Water vapor: The kind on TV weather maps, where colors mark moisture levels in the upper atmosphere.
Why it matters
The USGS opened the full Landsat archive to the public for free in 2008 - a decision widely credited with expanding civilian and commercial use of satellite data ever since. So today satellite imagery is the backbone of large-scale scientific work - climate research, land-cover mapping, and regional monitoring. Because most satellites revisit the same ground on a regular schedule, that tracking data flows continuously to the industries that depend on it. It serves more specialized needs than aerial imagery, but for anyone watching change unfold across a whole region over time, nothing else comes close.
Head-to-head: comparative analysis of mapping technologies
Both platforms give you a view from above. Choosing between them comes down to a blunt trade-off between what your project needs technically and what your budget allows. Satellites can do what aerials can not and vice versa. For instance, after Hurricane Maria struck Puerto Rico in 2017, NASA used its Black Marble nighttime-lights product to map power outages across the island as the grid failed and slowly recovered. Here's how aerial and satellite stack up across the seven parameters that decide most projects:
Resolution: Aerial cameras deliver sub-decimeter clarity, 2.5 to 15 cm per pixel — sharp enough for serious engineering surveys. The best commercial higher resolution satellite imagery stops at 30 cm, which suits macro-level analysis but won't read fine detail.

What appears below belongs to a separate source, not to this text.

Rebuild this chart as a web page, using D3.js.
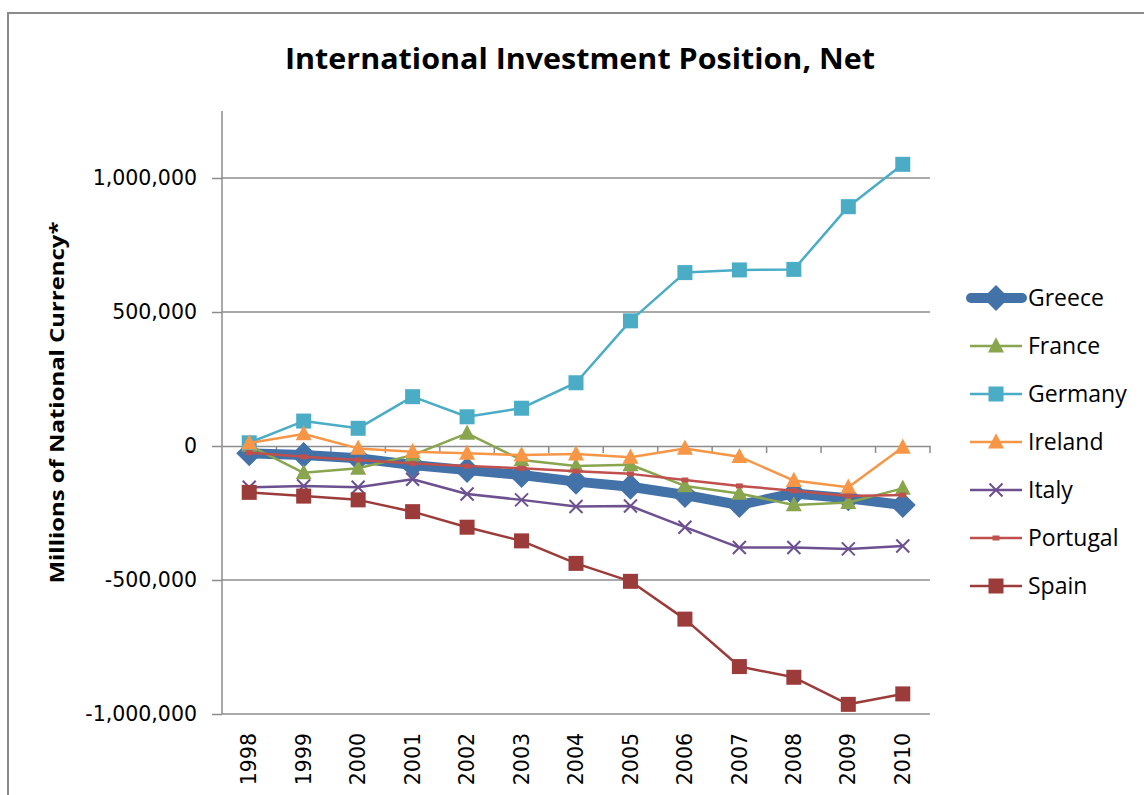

Data type & sensors: Aerial platforms capture thermal, hyperspectral, and native stereo with 60–80% forward overlap to build precise 3D elevation models. Satellites lean on multispectral bands for tracking vegetation across wide areas and usually need outside datasets to model in 3D.
Weather: Aerial crews fly under the clouds and pick their window, so you get crisp, fully cloud-free imagery without atmospheric haze. Satellites are locked into their orbits — and a scene still counts as valid with up to 15% cloud cover, which means real visibility risk over consistently overcast regions.
Speed, coverage & cost: Aerial surveys capture localized, time-sensitive events fast, but mobilization costs swing project to project. Satellite constellations with their hires satellite images cover the globe immediately with clear per-kilometer pricing — though tasking a satellite to shoot a specific target on demand can add up to a 100% premium.